The John F. Kennedy presidential library digital archive that went live online today is the result of a four-year,...
$10 million project to digitize hundreds of thousands of documents, audio tapes, film, photos and other artifacts collected in the 50 years since JFK's inauguration. And with millions of documents yet to be digitized, the archiving process is likely to continue for decades.
The Digital Archive Project team from the JFK Foundation uses storage from EMC Corp. and an Iron Mountain disaster recovery (DR) center to archive and protect the data. AT&T provides the web hosting, and Raytheon designed and implemented the system.
The foundation's digital archivist Erica Boudreau said the goal was to make documents that had only been available to visitors of the JFK Library in Boston open to anybody with an Internet connection.
. "Without the digital archive, you have to be onsite and go into a research room to see the video content and documents on display," she said.
However, archiving and protecting the digital data is a massive undertaking.
The JFK Library is divided into 13 collections. Because of the large amounts of data that needed to be digitized, the library's archivist picked six of the collections to go online for today's launch, including interactive exhibits dealing with the space program, the Cuban Missile Crisis and Civil Rights.
Since 2006, the library has digitized 200,000 documents; 300 reels of audio tape containing more than 1,245 telephone calls, speeches and meetings; 300 museum artifacts; 72 reels of film; and 1,500 photos. All the material is stored at high resolution to preserve fidelity.
Boudreau said the biggest data storage challenge was getting files such as oversized maps and old videos into the system. "These files are very large, and we're digitizing at the highest possible resolution," she said. "We have to capture our meta data, keep it with the file and deliver that content to a website. Oversized documents like maps were difficult to work with because of scaling. One video replication job is working on a 4 TB file share, and could take weeks to replicate."

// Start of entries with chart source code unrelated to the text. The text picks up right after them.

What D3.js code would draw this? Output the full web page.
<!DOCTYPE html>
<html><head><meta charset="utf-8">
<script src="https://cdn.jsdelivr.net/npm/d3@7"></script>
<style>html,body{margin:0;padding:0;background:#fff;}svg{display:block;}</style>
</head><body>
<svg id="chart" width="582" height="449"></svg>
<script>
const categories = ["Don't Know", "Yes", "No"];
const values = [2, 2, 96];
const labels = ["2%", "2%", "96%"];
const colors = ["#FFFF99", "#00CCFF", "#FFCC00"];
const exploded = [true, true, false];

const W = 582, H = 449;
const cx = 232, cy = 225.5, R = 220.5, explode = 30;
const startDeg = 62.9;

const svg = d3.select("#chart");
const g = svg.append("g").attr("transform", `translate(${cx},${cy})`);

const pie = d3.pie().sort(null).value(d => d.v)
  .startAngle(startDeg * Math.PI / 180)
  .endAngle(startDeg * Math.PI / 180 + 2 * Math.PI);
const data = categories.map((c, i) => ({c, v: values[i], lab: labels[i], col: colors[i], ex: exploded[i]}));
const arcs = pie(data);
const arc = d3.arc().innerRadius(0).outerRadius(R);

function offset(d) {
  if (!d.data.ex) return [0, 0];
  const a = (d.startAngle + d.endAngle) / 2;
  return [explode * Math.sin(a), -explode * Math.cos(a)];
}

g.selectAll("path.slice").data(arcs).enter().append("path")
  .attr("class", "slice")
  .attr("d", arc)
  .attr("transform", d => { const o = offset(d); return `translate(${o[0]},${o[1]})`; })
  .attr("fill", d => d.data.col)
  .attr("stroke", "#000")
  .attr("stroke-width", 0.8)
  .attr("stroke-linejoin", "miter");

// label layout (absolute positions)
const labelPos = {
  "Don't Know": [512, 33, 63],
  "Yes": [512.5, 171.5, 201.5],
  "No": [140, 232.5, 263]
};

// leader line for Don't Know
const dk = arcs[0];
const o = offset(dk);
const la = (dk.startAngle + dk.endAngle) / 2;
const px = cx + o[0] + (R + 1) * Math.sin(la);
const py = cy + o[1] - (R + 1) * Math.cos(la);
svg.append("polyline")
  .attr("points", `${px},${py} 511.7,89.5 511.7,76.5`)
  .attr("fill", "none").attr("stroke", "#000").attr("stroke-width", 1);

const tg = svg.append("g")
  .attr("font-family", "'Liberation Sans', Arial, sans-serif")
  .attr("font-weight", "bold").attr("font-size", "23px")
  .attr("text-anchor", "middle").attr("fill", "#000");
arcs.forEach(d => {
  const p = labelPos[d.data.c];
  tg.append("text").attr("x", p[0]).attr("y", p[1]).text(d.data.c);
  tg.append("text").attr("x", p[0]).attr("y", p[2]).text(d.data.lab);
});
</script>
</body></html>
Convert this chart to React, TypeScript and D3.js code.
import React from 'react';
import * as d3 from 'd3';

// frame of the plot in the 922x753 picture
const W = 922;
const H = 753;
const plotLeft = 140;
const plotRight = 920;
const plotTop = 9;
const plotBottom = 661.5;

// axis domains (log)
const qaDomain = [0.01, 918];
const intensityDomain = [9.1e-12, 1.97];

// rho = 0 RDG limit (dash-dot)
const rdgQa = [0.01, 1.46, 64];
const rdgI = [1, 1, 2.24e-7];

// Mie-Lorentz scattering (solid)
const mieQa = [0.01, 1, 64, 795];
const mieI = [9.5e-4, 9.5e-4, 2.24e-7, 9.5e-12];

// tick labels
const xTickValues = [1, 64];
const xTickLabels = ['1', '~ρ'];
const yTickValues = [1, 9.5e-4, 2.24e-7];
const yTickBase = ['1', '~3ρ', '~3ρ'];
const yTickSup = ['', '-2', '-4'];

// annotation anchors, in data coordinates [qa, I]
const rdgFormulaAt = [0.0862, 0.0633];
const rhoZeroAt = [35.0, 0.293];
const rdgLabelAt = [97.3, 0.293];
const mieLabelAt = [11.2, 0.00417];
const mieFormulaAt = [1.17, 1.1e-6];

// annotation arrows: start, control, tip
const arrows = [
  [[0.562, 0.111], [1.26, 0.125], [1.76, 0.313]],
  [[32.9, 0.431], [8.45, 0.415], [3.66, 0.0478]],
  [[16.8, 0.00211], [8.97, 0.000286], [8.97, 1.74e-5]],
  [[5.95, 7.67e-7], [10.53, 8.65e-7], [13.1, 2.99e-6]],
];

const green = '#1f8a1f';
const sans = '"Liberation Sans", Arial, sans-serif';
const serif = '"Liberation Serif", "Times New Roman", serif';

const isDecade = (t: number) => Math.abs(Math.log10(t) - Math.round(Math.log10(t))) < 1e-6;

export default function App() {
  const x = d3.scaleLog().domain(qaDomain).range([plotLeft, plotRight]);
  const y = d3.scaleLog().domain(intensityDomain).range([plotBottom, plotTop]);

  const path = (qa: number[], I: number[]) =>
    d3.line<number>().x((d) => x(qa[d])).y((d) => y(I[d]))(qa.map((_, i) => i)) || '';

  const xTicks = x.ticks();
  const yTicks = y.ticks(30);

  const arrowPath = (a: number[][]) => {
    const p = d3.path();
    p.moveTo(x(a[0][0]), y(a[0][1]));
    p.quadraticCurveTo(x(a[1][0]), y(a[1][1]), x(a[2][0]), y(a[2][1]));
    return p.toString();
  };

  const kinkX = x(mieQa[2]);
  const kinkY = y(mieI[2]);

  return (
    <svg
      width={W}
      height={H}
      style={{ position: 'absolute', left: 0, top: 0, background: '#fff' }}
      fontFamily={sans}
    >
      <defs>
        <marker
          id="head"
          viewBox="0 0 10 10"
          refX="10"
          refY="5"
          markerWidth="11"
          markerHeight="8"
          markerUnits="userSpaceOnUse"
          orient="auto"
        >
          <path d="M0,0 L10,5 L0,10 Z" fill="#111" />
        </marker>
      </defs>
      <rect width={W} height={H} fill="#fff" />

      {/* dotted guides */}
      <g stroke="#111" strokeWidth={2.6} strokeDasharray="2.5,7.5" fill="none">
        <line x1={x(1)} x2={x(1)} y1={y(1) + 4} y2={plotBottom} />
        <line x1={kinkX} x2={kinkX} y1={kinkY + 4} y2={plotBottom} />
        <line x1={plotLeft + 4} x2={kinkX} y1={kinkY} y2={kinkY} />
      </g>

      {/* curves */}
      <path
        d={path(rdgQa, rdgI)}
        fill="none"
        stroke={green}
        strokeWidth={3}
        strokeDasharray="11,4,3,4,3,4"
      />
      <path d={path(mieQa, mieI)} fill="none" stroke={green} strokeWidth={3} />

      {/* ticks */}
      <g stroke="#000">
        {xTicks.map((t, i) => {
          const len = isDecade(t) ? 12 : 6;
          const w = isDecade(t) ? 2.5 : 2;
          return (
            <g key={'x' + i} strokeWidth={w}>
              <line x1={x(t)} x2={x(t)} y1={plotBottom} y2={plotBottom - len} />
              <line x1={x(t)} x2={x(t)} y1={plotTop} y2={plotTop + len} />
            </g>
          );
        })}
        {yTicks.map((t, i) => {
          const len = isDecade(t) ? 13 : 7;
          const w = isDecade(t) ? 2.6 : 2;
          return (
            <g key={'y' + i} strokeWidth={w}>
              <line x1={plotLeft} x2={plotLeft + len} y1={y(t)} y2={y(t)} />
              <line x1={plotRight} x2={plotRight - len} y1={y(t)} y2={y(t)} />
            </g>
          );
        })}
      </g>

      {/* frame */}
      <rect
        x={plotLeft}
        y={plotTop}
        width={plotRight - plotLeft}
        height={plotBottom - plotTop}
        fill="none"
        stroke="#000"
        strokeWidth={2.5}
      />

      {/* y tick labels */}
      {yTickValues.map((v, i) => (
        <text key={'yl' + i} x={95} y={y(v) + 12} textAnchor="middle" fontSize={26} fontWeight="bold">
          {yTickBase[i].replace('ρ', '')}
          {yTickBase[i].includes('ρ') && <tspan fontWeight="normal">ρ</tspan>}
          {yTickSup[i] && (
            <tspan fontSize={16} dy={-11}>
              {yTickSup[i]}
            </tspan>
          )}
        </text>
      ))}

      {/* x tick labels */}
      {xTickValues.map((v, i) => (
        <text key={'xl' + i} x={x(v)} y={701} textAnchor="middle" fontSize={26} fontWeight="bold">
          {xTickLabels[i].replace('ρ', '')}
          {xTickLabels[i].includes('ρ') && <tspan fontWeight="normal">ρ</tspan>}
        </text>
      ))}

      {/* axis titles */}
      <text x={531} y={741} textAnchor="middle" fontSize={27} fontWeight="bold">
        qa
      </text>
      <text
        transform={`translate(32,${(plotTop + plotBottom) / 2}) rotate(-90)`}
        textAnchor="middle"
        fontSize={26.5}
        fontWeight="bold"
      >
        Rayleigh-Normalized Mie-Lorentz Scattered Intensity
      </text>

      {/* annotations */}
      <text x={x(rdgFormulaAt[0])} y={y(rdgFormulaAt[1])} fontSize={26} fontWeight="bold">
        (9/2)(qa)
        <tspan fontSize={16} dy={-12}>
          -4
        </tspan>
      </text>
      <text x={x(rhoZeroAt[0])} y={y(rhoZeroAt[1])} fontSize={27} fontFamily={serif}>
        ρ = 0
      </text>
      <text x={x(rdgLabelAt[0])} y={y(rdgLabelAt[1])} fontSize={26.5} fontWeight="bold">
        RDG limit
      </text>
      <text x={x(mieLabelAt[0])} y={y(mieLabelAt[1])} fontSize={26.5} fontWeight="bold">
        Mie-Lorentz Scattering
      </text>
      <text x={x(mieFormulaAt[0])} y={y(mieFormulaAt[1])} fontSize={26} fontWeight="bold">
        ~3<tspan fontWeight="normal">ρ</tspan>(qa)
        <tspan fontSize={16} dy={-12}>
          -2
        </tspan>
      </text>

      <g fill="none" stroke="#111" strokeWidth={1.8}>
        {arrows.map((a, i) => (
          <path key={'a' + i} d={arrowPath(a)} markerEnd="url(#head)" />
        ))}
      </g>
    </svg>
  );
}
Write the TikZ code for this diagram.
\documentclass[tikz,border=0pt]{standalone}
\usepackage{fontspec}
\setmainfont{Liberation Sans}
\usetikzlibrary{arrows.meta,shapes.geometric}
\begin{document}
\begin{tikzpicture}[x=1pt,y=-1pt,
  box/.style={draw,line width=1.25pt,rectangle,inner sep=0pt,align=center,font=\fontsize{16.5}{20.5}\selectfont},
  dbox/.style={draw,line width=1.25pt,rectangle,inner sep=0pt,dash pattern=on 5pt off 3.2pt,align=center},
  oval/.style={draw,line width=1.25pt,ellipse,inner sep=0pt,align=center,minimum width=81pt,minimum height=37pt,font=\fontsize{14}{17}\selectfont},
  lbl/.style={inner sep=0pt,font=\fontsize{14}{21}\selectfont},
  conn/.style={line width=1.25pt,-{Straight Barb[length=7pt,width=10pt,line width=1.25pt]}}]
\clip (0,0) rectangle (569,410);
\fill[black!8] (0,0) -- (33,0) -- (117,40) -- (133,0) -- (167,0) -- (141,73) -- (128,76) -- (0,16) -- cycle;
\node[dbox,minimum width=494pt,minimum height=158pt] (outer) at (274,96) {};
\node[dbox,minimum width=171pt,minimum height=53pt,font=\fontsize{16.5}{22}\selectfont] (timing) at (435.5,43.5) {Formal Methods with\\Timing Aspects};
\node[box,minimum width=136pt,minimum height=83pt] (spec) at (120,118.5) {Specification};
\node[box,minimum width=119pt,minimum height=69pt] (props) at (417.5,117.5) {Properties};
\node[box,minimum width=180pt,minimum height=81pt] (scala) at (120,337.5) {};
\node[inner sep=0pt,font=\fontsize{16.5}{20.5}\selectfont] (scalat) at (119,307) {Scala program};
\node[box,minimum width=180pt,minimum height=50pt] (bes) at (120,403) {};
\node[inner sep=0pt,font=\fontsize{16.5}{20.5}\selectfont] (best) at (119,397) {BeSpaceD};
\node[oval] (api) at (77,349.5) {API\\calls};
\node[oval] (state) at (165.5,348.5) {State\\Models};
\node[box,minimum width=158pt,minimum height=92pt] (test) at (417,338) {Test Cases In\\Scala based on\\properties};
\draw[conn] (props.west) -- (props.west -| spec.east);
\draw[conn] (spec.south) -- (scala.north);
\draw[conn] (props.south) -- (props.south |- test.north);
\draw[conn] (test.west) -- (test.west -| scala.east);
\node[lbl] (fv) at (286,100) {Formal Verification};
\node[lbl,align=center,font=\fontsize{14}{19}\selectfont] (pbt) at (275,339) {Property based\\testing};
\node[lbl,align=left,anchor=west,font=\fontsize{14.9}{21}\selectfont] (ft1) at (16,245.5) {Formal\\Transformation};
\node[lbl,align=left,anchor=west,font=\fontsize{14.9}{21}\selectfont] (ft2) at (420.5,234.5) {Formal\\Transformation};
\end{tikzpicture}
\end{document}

The JFK Foundation's IT team uses EMC Documentum and Captiva software to ingest and organize the data, and mirrors the data between EMC Celerra NS-120 network-attached storage (NAS) and Centera archiving systems at the library's primary site in Boston and Iron Mountain's DR site in Boyers, Pa.
The size of the archive is expected to increase to about 117 TB by 2016, although the project team hopes to reduce capacity by applying Captiva's LZW lossless compression to document files.
Mirrors replace tape for backup
The library's IT specialist Tim Fitzpatrick said he started mirroring between sites to protect the files because tape backups were taking more than a week to complete. "Tape backups were becoming unmanageable," he said. "We established two sets of mirrors between the production environment and the DR location, and we replicate between the two. That protects us against a disaster where data is lost on a production system."
Boudreau said the digital archive project is funded mostly through private donations, and the technology partners have donated equipment and services. But Fitzpatrick said there are still some 48 million pages left to digitize before all of the JFK collections are online, and the library is still collecting material.
"At our current rate," Fitzpatrick said, "it will take over 100 years to get everything digitized."